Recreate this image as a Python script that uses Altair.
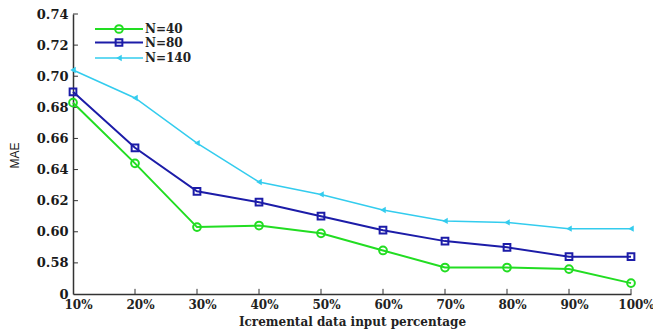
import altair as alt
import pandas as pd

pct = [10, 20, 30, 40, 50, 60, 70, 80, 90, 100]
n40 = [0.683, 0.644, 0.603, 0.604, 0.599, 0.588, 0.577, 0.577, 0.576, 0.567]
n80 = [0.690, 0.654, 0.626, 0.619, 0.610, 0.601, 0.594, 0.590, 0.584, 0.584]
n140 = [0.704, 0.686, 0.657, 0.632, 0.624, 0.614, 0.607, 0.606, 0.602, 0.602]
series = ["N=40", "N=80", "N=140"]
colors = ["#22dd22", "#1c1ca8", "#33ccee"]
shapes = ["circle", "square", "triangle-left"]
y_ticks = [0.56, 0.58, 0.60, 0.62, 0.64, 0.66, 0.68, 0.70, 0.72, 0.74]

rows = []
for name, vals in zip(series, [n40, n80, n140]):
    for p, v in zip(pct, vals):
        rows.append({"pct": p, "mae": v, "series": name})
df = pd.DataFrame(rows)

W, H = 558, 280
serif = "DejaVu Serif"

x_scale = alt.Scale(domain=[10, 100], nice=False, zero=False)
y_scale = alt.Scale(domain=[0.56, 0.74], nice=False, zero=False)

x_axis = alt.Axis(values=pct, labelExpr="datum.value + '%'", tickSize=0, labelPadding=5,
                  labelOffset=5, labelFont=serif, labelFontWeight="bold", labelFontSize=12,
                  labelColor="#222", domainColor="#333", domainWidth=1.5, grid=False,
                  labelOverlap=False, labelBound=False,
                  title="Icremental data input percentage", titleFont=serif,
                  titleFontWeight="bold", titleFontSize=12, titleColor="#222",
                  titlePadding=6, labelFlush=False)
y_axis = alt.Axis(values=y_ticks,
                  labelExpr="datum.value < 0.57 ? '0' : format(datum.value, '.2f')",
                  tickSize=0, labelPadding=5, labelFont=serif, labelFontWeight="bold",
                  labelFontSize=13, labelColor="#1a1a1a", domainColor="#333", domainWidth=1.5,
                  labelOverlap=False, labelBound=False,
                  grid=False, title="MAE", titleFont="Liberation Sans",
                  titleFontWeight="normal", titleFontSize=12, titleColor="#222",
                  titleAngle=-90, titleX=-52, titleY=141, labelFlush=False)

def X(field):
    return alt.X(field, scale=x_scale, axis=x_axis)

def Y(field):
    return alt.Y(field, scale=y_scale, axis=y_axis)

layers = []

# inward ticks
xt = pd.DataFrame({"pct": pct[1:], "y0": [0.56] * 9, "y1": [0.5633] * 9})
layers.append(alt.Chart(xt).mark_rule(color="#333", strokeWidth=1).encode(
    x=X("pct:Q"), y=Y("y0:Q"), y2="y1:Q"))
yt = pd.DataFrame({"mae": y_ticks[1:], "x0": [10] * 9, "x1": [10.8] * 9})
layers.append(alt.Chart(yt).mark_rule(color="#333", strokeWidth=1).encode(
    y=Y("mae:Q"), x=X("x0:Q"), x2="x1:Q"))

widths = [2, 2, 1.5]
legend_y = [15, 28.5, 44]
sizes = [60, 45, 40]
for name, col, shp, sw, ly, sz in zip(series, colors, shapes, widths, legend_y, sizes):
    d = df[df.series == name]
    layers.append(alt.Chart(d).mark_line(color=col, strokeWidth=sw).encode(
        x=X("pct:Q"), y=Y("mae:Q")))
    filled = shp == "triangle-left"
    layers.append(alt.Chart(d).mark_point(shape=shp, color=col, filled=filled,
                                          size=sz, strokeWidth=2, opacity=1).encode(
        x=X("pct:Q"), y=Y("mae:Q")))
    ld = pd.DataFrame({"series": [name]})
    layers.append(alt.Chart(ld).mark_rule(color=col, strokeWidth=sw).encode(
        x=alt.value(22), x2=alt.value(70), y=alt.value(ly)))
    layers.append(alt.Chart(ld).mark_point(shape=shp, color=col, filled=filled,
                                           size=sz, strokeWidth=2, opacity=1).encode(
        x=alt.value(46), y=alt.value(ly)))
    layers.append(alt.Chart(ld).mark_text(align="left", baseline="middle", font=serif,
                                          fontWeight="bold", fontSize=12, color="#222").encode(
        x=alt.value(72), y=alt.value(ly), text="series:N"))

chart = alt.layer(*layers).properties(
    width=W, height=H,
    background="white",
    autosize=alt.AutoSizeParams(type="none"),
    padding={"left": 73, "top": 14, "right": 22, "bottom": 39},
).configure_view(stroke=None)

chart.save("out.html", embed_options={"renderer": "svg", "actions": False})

────────

» **Aim of the task**
Go from the first line of the data above to the line containing "y_scale = alt.Scale(domain=[0.56, 0.74], nice=False, zero=False)" and retype exactly those lines, both included, but none of the pictures.

» **Exercise output**
Recreate this image as a Python script that uses Altair.
import altair as alt
import pandas as pd

pct = [10, 20, 30, 40, 50, 60, 70, 80, 90, 100]
n40 = [0.683, 0.644, 0.603, 0.604, 0.599, 0.588, 0.577, 0.577, 0.576, 0.567]
n80 = [0.690, 0.654, 0.626, 0.619, 0.610, 0.601, 0.594, 0.590, 0.584, 0.584]
n140 = [0.704, 0.686, 0.657, 0.632, 0.624, 0.614, 0.607, 0.606, 0.602, 0.602]
series = ["N=40", "N=80", "N=140"]
colors = ["#22dd22", "#1c1ca8", "#33ccee"]
shapes = ["circle", "square", "triangle-left"]
y_ticks = [0.56, 0.58, 0.60, 0.62, 0.64, 0.66, 0.68, 0.70, 0.72, 0.74]

rows = []
for name, vals in zip(series, [n40, n80, n140]):
    for p, v in zip(pct, vals):
        rows.append({"pct": p, "mae": v, "series": name})
df = pd.DataFrame(rows)

W, H = 558, 280
serif = "DejaVu Serif"

x_scale = alt.Scale(domain=[10, 100], nice=False, zero=False)
y_scale = alt.Scale(domain=[0.56, 0.74], nice=False, zero=False)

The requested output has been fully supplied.